Hello all. Has anyone written anything on why (perhaps I am perceiving it wrongly) Federal Vision/Auburn Avenue affected theology seemed to sprout mostly in the South? I know obviously there were Auburn Avenue men who came from the North/Northeast (Schlissel, for one), but it seems the main proponents were from the South, or made their home in the South. Jordan, Wilkins, and Lusk (I think) are all from the deep South. Leithart made Alabama his home base. Obviously Auburn Avenue Presbyterian (now Church of the Redeemer) is in Louisiana. Am I not getting the whole picture, or has this been discussed before? 

@BayouHuguenot I figure you'd know something of this.


----------



## RamistThomist (Oct 8, 2020)

Not entirely. It's just geographical by accident. Rich Lusk went to Covenant Seminary and then got called to AAPC (and soon left because he saw that the Confederate conferences didn't mesh with the NPP).

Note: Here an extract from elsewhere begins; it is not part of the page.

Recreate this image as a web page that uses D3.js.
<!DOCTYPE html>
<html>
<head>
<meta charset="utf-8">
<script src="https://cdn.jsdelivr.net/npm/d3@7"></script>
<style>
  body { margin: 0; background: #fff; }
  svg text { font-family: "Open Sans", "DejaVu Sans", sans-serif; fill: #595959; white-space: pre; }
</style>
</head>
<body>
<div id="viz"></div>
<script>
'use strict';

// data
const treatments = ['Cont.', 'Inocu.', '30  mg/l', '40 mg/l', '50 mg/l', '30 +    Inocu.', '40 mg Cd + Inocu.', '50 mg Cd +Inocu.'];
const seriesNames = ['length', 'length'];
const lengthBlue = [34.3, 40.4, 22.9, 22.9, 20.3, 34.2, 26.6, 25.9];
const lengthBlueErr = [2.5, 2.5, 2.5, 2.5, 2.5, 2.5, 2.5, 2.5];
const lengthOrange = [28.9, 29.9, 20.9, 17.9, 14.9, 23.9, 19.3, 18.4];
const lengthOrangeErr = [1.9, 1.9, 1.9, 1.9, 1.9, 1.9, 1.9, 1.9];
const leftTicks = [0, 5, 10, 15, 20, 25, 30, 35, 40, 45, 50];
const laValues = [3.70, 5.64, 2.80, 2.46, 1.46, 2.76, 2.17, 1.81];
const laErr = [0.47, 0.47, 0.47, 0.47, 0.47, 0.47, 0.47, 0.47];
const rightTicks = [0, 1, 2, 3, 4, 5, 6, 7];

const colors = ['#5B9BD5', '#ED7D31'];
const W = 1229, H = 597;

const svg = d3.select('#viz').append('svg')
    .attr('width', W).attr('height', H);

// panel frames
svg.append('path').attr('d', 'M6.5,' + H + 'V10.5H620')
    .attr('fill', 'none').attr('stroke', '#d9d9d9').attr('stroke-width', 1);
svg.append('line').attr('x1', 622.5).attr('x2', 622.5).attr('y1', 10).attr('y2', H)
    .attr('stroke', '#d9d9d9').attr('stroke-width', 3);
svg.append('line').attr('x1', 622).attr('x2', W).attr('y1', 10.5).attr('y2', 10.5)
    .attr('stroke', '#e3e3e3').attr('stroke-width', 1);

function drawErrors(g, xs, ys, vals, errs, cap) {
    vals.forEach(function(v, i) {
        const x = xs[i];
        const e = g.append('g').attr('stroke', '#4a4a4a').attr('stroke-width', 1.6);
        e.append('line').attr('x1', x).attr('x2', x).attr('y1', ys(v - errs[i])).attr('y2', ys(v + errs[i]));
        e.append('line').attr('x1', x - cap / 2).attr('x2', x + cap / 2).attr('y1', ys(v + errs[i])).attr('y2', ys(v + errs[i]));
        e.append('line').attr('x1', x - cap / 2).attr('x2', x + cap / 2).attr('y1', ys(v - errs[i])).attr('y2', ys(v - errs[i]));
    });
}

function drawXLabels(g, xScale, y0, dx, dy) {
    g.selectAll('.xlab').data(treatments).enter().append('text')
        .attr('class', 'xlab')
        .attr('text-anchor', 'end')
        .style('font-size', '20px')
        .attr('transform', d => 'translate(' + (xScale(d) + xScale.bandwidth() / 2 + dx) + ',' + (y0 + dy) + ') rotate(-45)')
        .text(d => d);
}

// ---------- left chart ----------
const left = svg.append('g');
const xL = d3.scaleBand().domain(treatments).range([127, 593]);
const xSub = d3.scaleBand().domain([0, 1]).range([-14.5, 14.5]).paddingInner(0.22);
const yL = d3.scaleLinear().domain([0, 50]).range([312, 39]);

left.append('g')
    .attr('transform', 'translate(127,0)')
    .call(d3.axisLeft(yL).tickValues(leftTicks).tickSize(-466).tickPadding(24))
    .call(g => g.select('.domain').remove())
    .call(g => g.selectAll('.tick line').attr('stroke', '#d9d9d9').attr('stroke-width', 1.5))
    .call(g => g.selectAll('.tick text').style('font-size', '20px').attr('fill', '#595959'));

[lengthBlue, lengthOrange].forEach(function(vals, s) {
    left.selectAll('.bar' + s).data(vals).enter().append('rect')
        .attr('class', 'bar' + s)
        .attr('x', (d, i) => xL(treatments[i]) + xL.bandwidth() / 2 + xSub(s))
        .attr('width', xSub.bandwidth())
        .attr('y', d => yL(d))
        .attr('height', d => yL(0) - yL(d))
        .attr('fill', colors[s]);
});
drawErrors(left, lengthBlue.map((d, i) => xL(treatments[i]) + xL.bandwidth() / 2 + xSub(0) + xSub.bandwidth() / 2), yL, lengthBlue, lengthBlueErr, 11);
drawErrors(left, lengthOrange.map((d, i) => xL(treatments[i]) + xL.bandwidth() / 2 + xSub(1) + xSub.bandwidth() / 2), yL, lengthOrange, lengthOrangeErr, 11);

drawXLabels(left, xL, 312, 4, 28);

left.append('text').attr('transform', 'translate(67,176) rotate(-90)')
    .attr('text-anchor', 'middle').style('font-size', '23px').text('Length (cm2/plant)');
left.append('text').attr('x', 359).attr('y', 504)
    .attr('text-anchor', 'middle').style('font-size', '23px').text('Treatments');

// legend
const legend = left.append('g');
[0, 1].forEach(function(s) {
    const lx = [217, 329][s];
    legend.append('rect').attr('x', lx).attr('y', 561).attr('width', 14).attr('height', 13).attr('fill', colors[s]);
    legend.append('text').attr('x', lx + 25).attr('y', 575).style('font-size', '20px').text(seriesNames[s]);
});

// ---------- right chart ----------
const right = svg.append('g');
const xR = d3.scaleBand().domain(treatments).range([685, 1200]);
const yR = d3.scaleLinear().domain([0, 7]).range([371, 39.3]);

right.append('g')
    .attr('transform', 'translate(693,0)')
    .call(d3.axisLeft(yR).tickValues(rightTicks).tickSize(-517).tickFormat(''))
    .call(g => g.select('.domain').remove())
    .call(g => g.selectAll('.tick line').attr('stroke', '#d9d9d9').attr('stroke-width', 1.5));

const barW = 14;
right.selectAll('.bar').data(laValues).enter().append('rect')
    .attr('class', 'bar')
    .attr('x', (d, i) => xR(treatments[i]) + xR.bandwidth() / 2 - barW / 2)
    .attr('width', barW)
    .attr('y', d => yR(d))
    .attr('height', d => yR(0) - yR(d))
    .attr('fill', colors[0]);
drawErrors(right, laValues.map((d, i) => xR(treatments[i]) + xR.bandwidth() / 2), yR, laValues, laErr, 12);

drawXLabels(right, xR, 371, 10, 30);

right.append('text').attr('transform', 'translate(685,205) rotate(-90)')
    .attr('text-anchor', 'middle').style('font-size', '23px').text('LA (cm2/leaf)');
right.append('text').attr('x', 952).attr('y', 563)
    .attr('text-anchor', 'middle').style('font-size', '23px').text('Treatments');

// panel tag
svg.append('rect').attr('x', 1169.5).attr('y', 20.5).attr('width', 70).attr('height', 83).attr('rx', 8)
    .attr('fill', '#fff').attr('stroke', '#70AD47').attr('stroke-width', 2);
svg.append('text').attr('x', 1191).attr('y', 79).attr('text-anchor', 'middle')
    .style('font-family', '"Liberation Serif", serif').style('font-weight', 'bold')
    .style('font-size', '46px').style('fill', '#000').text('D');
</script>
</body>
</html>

Probably because most of these were PCA men and the the OPC, which was primarily in the North, was never drawn much to the FV.


----------



## Charles Johnson (Oct 8, 2020)

Expanding on what Jacob said, Kline and Vos are both very popular in the OPC at least here in the upper midwest, and Kline had opposite emphases to FV theology. He draws a harsh contrast between aspects of the covenant that are temporal, objective, and conditional and those that are spiritual, private, and absolute. And we also have Dutch churches in the North, but the FV is kind of a Presbyterian thing. FV reacts against Presbyterian separation between aspects of the visible and invisible church, but those things were generally held closer together in Dutch theology to begin with (presumptive regeneration, anyone?).


----------



## Edward (Oct 9, 2020)

I was reflecting last night on a variant of the question above (not whether anyone had written on the subject, but why FV/NPP/Auburn Avenue/etc seemed to find fertile ground in the South. 

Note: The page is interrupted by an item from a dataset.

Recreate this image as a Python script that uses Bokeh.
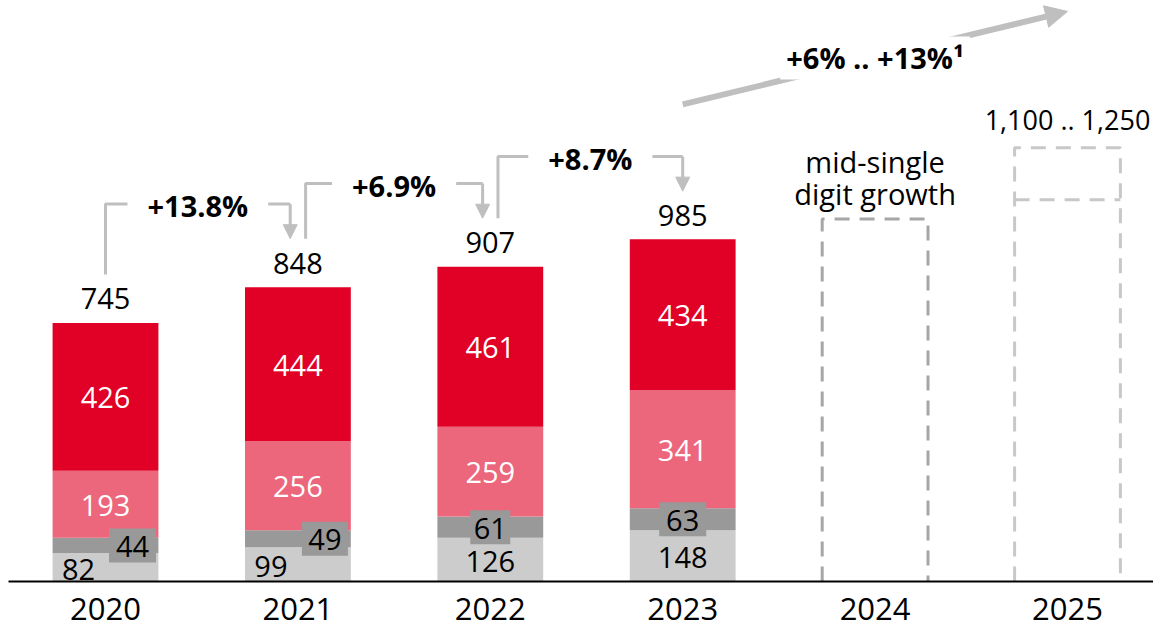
from bokeh.plotting import figure
from bokeh.models import Range1d, FixedTicker, Arrow, NormalHead, Label, ColumnDataSource
from bokeh.core.properties import value
from bokeh.embed import file_html
from bokeh.resources import INLINE

# ---------------- data ----------------
years = ["2020", "2021", "2022", "2023", "2024", "2025"]
seg_light = [82, 99, 126, 148]
seg_dark = [44, 49, 61, 63]
seg_pink = [193, 256, 259, 341]
seg_red = [426, 444, 461, 434]
totals = [745, 848, 907, 985]
growth_labels = ["+13.8%", "+6.9%", "+8.7%"]
outlook_2024 = 1045
outlook_2024_text = "mid-single\ndigit growth"
range_2025 = [1100, 1250]
range_2025_text = "1,100 .. 1,250"
cagr_text = "+6% .. +13%\u00b9"

# ---------------- style ----------------
FONT_NAME = "Open Sans"
FONT = value(FONT_NAME)
RED = "#E10026"
PINK = "#EC667C"
DARK = "#999999"
LIGHT = "#CCCCCC"
BRACKET = "#BFBFBF"
W, H = 1153, 632
LEFT = 8
FRAME_W = W - LEFT
BOTTOM = 51
FRAME_H = H - BOTTOM
PX_X = 192.4
PX_Y = 0.347
X0 = -(105 - LEFT) / PX_X
X1 = X0 + FRAME_W / PX_X
Y0, Y1 = 0, FRAME_H / PX_Y
BAR_W = 0.55

p = figure(width=W, height=H, output_backend="svg", toolbar_location=None,
           x_range=Range1d(X0, X1), y_range=Range1d(Y0, Y1),
           y_axis_location=None, min_border=0, min_border_left=LEFT,
           min_border_bottom=BOTTOM)
p.outline_line_color = None
p.grid.visible = False
p.background_fill_color = "white"

xs = list(range(len(seg_red)))
src = ColumnDataSource(dict(x=xs, light=seg_light, dark=seg_dark, pink=seg_pink, red=seg_red))
p.vbar_stack(["light", "dark", "pink", "red"], x="x", width=BAR_W, source=src,
             color=[LIGHT, DARK, PINK, RED], line_width=0)

# segment labels
light_y = [v / 2 for v in seg_light]
dark_y = [a + b / 2 for a, b in zip(seg_light, seg_dark)]
pink_y = [a + b + c / 2 for a, b, c in zip(seg_light, seg_dark, seg_pink)]
red_y = [a + b + c + d / 2 for a, b, c, d in zip(seg_light, seg_dark, seg_pink, seg_red)]

shift = [27, 27, 0, 0]  # px shift for small labels in first two bars
light_x = [x - s / PX_X for x, s in zip(xs, shift)]
dark_x = [x + s / PX_X for x, s in zip(xs, shift)]
box_w = [47, 46, 40, 47]

txt = dict(text_font=FONT, text_font_size="29px", text_align="center", text_baseline="middle")

p.text(x=light_x, y=light_y, text=[str(v) for v in seg_light], text_color="black", y_offset=2, **txt)
p.rect(x=dark_x, y=dark_y, width=box_w, height=34, width_units="screen", height_units="screen",
       fill_color=DARK, line_color=None)
p.text(x=dark_x, y=dark_y, text=[str(v) for v in seg_dark], text_color="black", y_offset=1, **txt)
p.text(x=xs, y=pink_y, text=[str(v) for v in seg_pink], text_color="white", y_offset=1, **txt)
p.text(x=xs, y=red_y, text=[str(v) for v in seg_red], text_color="white", y_offset=1, **txt)
p.text(x=xs, y=totals, text=[str(v) for v in totals], text_color="black", y_offset=-24, **txt)

# growth brackets
for i, lab in enumerate(growth_labels):
    xa = xs[i] + (0.04 if i > 0 else 0.0)
    xb = xs[i + 1] - (0.04 if i + 1 < len(totals) - 1 else 0.0)
    ya = totals[i] + 140
    yb = totals[i + 1] + 140
    yt = max(totals[i], totals[i + 1]) + 240
    p.line(x=[xa, xa, xb], y=[ya, yt, yt], line_color=BRACKET, line_width=3)
    p.add_layout(Arrow(x_start=xb, y_start=yt, x_end=xb, y_end=yb, line_color=BRACKET, line_width=3,
                       end=NormalHead(size=14, fill_color=BRACKET, line_color=BRACKET)))
    p.add_layout(Label(x=(xa + xb) / 2, y=yt, text=lab, text_font=FONT_NAME, text_font_size="29px",
                       text_font_style="bold", text_color="black", text_align="center",
                       text_baseline="middle", background_fill_color="white", padding=(20, 2),
                       y_offset=-2))

# 2024 outlook box
c4 = 4
p.multi_line(xs=[[c4 - BAR_W / 2, c4 - BAR_W / 2, c4 + BAR_W / 2, c4 + BAR_W / 2]],
             ys=[[0, outlook_2024, outlook_2024, 0]],
             line_color="#A6A6A6", line_width=3, line_dash="15 10")
p.text(x=[c4], y=[outlook_2024], text=[outlook_2024_text], text_color="black", y_offset=-41,
       text_line_height=0.82, **txt)

# 2025 range box
c5 = 5
lo, hi = range_2025
p.multi_line(xs=[[c5 - BAR_W / 2, c5 - BAR_W / 2, c5 + BAR_W / 2, c5 + BAR_W / 2],
                 [c5 - BAR_W / 2, c5 + BAR_W / 2]],
             ys=[[0, hi, hi, 0], [lo, lo]],
             line_color="#C8C8C8", line_width=3, line_dash="15 10")
p.text(x=[c5], y=[hi], text=[range_2025_text], text_color="black", y_offset=-28,
       text_font=FONT, text_font_size="27px", text_align="center", text_baseline="middle")

# long-term arrow
ax0, ay0 = 3, totals[-1] + 390
ax1, ay1 = 5, hi + 393
p.add_layout(Arrow(x_start=ax0, y_start=ay0, x_end=ax1, y_end=ay1, line_color=BRACKET, line_width=6,
                   end=NormalHead(size=22, fill_color=BRACKET, line_color=BRACKET)))
p.add_layout(Label(x=(ax0 + ax1) / 2, y=(ay0 + ay1) / 2, text=cagr_text, text_font=FONT_NAME,
                   text_font_size="29px", text_font_style="bold", text_color="black",
                   text_align="center", text_baseline="middle", background_fill_color="white",
                   padding=(6, 2)))

# x axis
p.xaxis.ticker = FixedTicker(ticks=list(range(len(years))))
p.xaxis.major_label_overrides = {i: y for i, y in enumerate(years)}
p.xaxis.major_label_text_font = FONT_NAME
p.xaxis.major_label_text_font_size = "31px"
p.xaxis.major_label_text_color = "black"
p.xaxis.major_label_standoff = 10
p.xaxis.major_tick_line_color = None
p.xaxis.minor_tick_line_color = None
p.xaxis.axis_line_color = "black"
p.xaxis.axis_line_width = 2

open("out.html", "w").write(file_html(p, INLINE))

Wilkins, as I recall, had ties to the neo-Confederate movement of the '90s. As such, he provided a spiritual voice in the movement. Conversely, his opponents, rather than sticking to attacks on his theology, attacked him for his political views, as well. Thus, if one were opposed to the progressives who have since taken over the PCA, one would have been inclined to give ear to Wilkins on the theological issues.

Reactions: Like 1


----------



## W.C. Dean (Oct 9, 2020)

Edward said:


> I was reflecting last night on a variant of the question above (not whether anyone had written on the subject, but why FV/NPP/Auburn Avenue/etc seemed to find fertile ground in the South.
> 
> Wilkins, as I recall, had ties to the neo-Confederate movement of the '90s. As such, he provided a spiritual voice in the movement. Conversely, his opponents, rather than sticking to attacks on his theology, attacked him for his political views, as well. Thus, if one were opposed to the progressives who have since taken over the PCA, one would have been inclined to give ear to Wilkins on the theological issues.


Wilkins was involved with the League of the South, but the group did attain some white nationalist (not necessarily white supremacist) influences. I assume this may be why he ended his involvement with them.


----------



## Edward (Oct 9, 2020)

W.C. Dean said:


> Wilkins was involved with the League of the South,


I seem to recall some SCV, or at least re-enactor group involvement, as well. That was about the same time as the coup at the SCV.


----------



## arapahoepark (Oct 11, 2020)

Not sure if it's directly related but, the article linked helps to set up some origins of one of the 'theologians.'




__





Tyler, TX, FV and Theonomy?


What is this story surrounding Tyler Texas and the Federal Vision and Theonomy? I can't find anything other than James Jordan was in Tyler and that there was something going on with Federal Vision and theonomy as well.




puritanboard.com


----------



## Edward (Oct 11, 2020)

@arapahoepark - You might ask Chris about Tyler - I think he knows a fair bit about it.


----------